For the most part, package tracking services known in the art operate on an package by package basis and require that a customer query a carrier database with a package tracking number associated with the package to be tracked. As a result, it is difficult for a company with a heavy volume of inbound or outbound shipping to track all its packages currently in transit. Companies are often stuck with the burdensome task of individually tracking large numbers of packages or risk being surprised when an abnormally large number of packages arrives at its loading docks with insufficient help to dispatch it. The inbound tracking of packages is especially difficult as consignees often do not have ready access to the tracking numbers that are assigned to packages shipped to them. An unsatisfied need therefore exists in the industry for inbound package tracking methods and systems that overcomes this and other problems.

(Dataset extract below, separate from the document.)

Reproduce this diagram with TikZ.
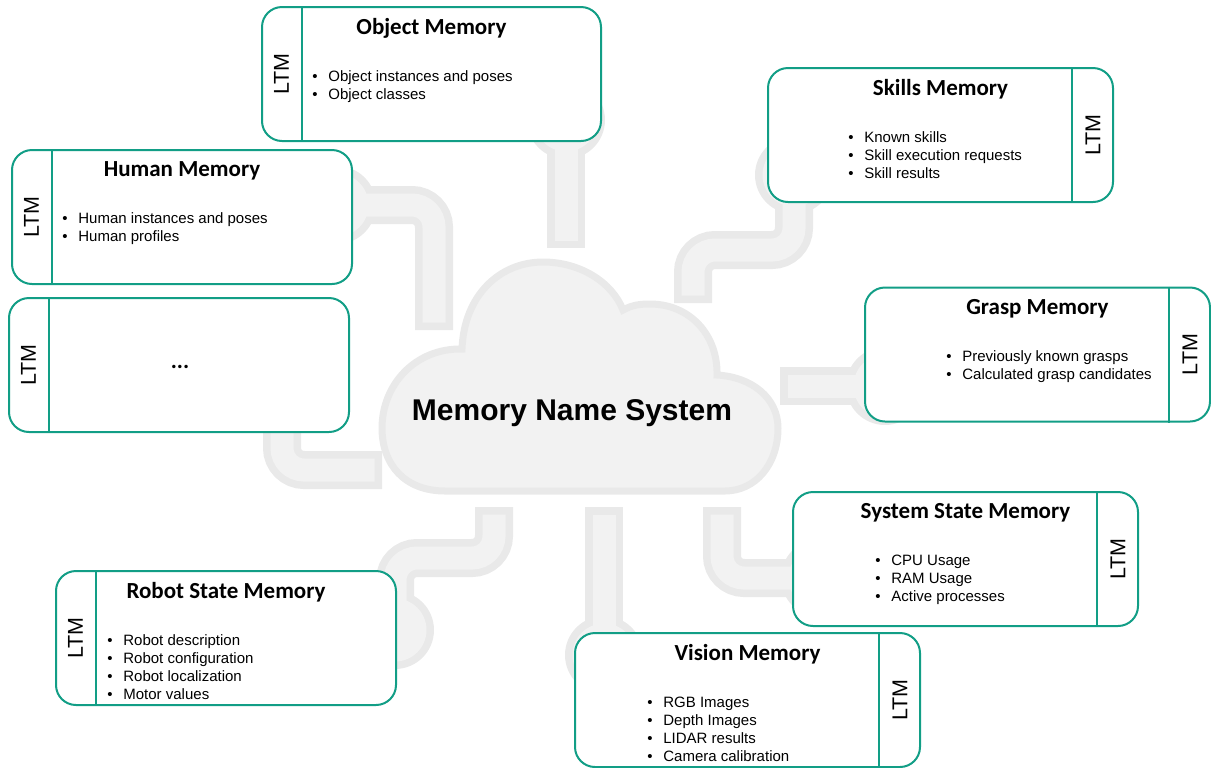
\documentclass[tikz,border=0pt]{standalone}
\usepackage{fontspec}
\setmainfont{Liberation Sans}
\newfontfamily\titlefont{Carlito}
\usetikzlibrary{calc}

\definecolor{mmteal}{RGB}{18,158,134}
\definecolor{pipefill}{RGB}{242,242,242}
\definecolor{pipeedge}{RGB}{233,233,233}

\newcommand{\memitem}[1]{\makebox[8pt][l]{\textbullet}#1}

\newcommand{\pipepass}[4]{%
  \foreach \padname in {objectpad,humanpad,skillspad,grasppad,systempad,visionpad,robotpad}
    {\fill[#1] (\padname) circle[radius=#3];}
  \begin{scope}[draw=#1, line width=#2, rounded corners=11pt, #4]
    \draw (objectpad) -- (objectend);
    \draw (humanpad) -| (humanend);
    \draw (dotspad) |- (dotsend);
    \draw (robotpad) |- (494,558) -- (robotend);
    \draw (visionpad) -- (visionend);
    \draw (systempad) -| (systemend);
    \draw (grasppad) -- (graspend);
    \draw (skillspad) |- (693,250) -- (skillsend);
  \end{scope}}

\tikzset{
  memorybox/.style={draw=mmteal, line width=1pt, rounded corners=10pt, fill=white,
    minimum height=67pt, inner sep=0pt},
  memoryline/.style={draw=mmteal, line width=1pt},
  titletext/.style={font=\titlefont\fontsize{11.5}{14}\selectfont\bfseries},
  itemtext/.style={font=\fontsize{7.5}{9}\selectfont, align=left, anchor=north west, inner sep=0pt},
  ltmtext/.style={font=\fontsize{10.75}{13}\selectfont, rotate=90, inner sep=0pt},
  cloudtext/.style={font=\fontsize{15}{18}\selectfont\bfseries},
  cloudshape/.style={fill=pipefill, draw=pipeedge, line width=3.5pt},
}

\begin{document}
\begin{tikzpicture}[x=0.5pt, y=-0.5pt]
\useasboundingbox (0,0) rectangle (1211,767);

\coordinate (objectpad) at (566,120);
\coordinate (objectend) at (566,248);
\coordinate (humanpad) at (337,205);
\coordinate (humanend) at (434,330);
\coordinate (dotspad) at (282,420);
\coordinate (dotsend) at (382,470);
\coordinate (robotpad) at (395,630);
\coordinate (robotend) at (494,507);
\coordinate (visionpad) at (604,655);
\coordinate (visionend) at (604,507);
\coordinate (systempad) at (820,578);
\coordinate (systemend) at (722,507);
\coordinate (grasppad) at (885,386);
\coordinate (graspend) at (780,386);
\coordinate (skillspad) at (794,175);
\coordinate (skillsend) at (693,303);

\pipepass{pipeedge}{19pt}{19.5pt}{}
\pipepass{pipefill}{11.5pt}{15.75pt}{shorten >=3.75pt}

\draw[cloudshape] (445,491) .. controls (405,491) and (382,465) .. (382,428)
  .. controls (382,385) and (415,348) .. (462,349)
  .. controls (464,295) and (500,262) .. (543,262)
  .. controls (580,262) and (612,282) .. (623,310)
  .. controls (632,305) and (640,304) .. (650,304)
  .. controls (690,304) and (718,335) .. (717,375)
  .. controls (752,377) and (778,398) .. (778,428)
  .. controls (778,465) and (755,491) .. (725,491)
  -- cycle;
\node[cloudtext] (mns) at (572,413) {Memory Name System};

\node[memorybox, minimum width=169.5pt] (object) at (431.5,74) {};
\node[memorybox, minimum width=170pt] (human) at (182,217) {};
\node[memorybox, minimum width=170pt] (dots) at (179,365) {};
\node[memorybox, minimum width=170pt] (robot) at (226,638) {};
\node[memorybox, minimum width=172.5pt] (skills) at (940.5,135) {};
\node[memorybox, minimum width=172.5pt] (grasp) at (1037.5,354.5) {};
\node[memorybox, minimum width=172.5pt] (system) at (965.5,559) {};
\node[memorybox, minimum width=172.5pt] (vision) at (747.5,700) {};

\foreach \b in {object,human,dots,robot} {
  \draw[memoryline] ([xshift=20.5pt]\b.north west) -- ([xshift=20.5pt]\b.south west);
  \node[ltmtext] (\b ltm) at ([xshift=10.25pt]\b.west) {LTM};
}
\foreach \b in {skills,grasp,system,vision} {
  \draw[memoryline] ([xshift=-21pt]\b.north east) -- ([xshift=-21pt]\b.south east);
  \node[ltmtext] (\b ltm) at ([xshift=-10.5pt]\b.east) {LTM};
}

\node[titletext] (objecttitle) at ([yshift=-11pt]object.north) {Object Memory};
\node[titletext] (humantitle) at ([yshift=-11pt]human.north) {Human Memory};
\node[titletext] (robottitle) at ([yshift=-11pt]robot.north) {Robot State Memory};
\node[titletext] (skillstitle) at ([yshift=-11pt]skills.north) {Skills Memory};
\node[titletext] (grasptitle) at ([yshift=-11pt]grasp.north) {Grasp Memory};
\node[titletext] (systemtitle) at ([yshift=-11pt]system.north) {System State Memory};
\node[titletext] (visiontitle) at ([yshift=-11pt]vision.north) {Vision Memory};
\node[titletext] (dotstext) at (180,367) {...};

\node[itemtext] (objectitems) at (312,70) {\memitem{Object instances and poses}\\ \memitem{Object classes}};
\node[itemtext] (humanitems) at (62,212) {\memitem{Human instances and poses}\\ \memitem{Human profiles}};
\node[itemtext] (robotitems) at (107,634) {\memitem{Robot description}\\ \memitem{Robot configuration}\\ \memitem{Robot localization}\\ \memitem{Motor values}};
\node[itemtext] (skillsitems) at (848,131) {\memitem{Known skills}\\ \memitem{Skill execution requests}\\ \memitem{Skill results}};
\node[itemtext] (graspitems) at (946,350) {\memitem{Previously known grasps}\\ \memitem{Calculated grasp candidates}};
\node[itemtext] (systemitems) at (875,555) {\memitem{CPU Usage}\\ \memitem{RAM Usage}\\ \memitem{Active processes}};
\node[itemtext] (visionitems) at (647,697) {\memitem{RGB Images}\\ \memitem{Depth Images}\\ \memitem{LIDAR results}\\ \memitem{Camera calibration}};
\end{tikzpicture}
\end{document}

Inbound package tracking, that is, the ability to forecast what packages will be delivered to a particular location on a particular day can be especially valuable to businesses. If a business knows which packages are scheduled to arrive at which locations for a given day, that information can improve the inventory management and planning of the business, allow it to sell goods that are in transit from a vendor or a supplier, allow for the efficient allocation of production and receiving staff based on incoming shipment volume, and reduce the time spent tracking individual packages.

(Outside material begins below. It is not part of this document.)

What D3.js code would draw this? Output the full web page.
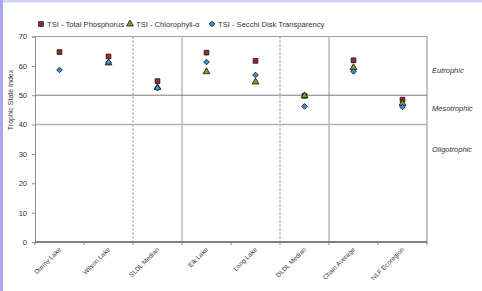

Several methods have been used by commercial carriers in an attempt to provide inbound package tracking information services. UPS offers a service known as Quantum View to those customers who want inbound visibility package tracking but who do not want to track packages on an individual basis. To use the Quantum View service, consignees identify one or more locations for which they want inbound visibility and assign a unique identifier, known as a Location Identifier (LID) to each identified location. The consignee then provides the LID to each of the vendors and suppliers that ship to the locations and instructs the vendors and suppliers to include the LID in the package detail information anytime that they ship a package to one of the identified locations (one shipper shipping to 15 different locations for consignee “XYZ” must change its shipping system to generate 15 different LIDs, as each LID is a unique to each consignee location). When UPS receives a package from one of these vendors or suppliers, UPS captures the LID from the electronic package manifest detail information that accompanies the shipment and uses the LID to identify that package as bound for a particular location. Using forecasting and delivery tables and methods that are well known in the art, UPS can forecast when the package will arrive at its destination and update a database of packages bound for the location. In this way, UPS provides a database to its customer that identifies the packages that are bound to a particular location and estimates the date of delivery for each inbound package.

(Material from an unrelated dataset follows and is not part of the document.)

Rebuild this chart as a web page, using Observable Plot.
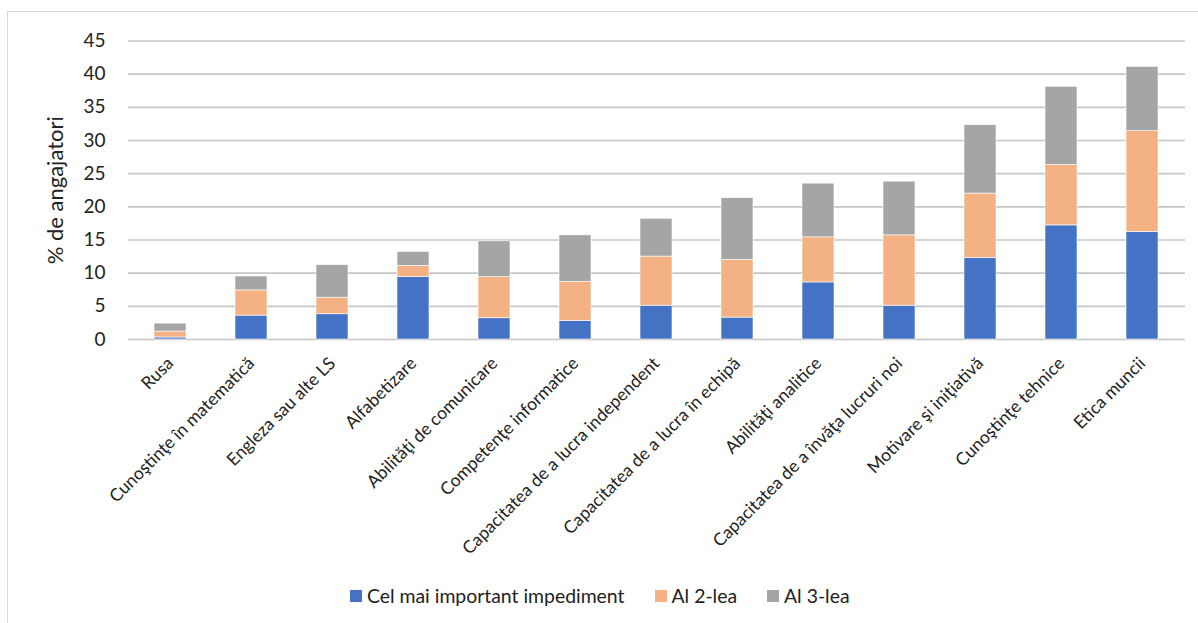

This approach to inbound visibility tracking requires that the shipper include a LID in the package detail for each package shipped to the consignee. Vendors often use off-the-shelf shipping systems and may not be able to readily modify their shipping systems to accommodate a consignee's request that a LID be added to the package detail for packages bound to a consignee location, or the vendor may simply refuse the consignee request. Further, even assuming that a consignee can persuade its most frequently used vendors and suppliers to modify their shipping systems to use LIDs, the system captures only those packages shipped from these identified vendors and suppliers; packages that are inbound to the consignee from other shippers are not captured by the system. A need therefore exists for an inbound package tracking system that tracks packages without requiring a special identifier that marks the package for inbound tracking.
An unsatisfied need therefore exists in the industry for inbound package tracking methods and systems that overcome the above-identified and other problems.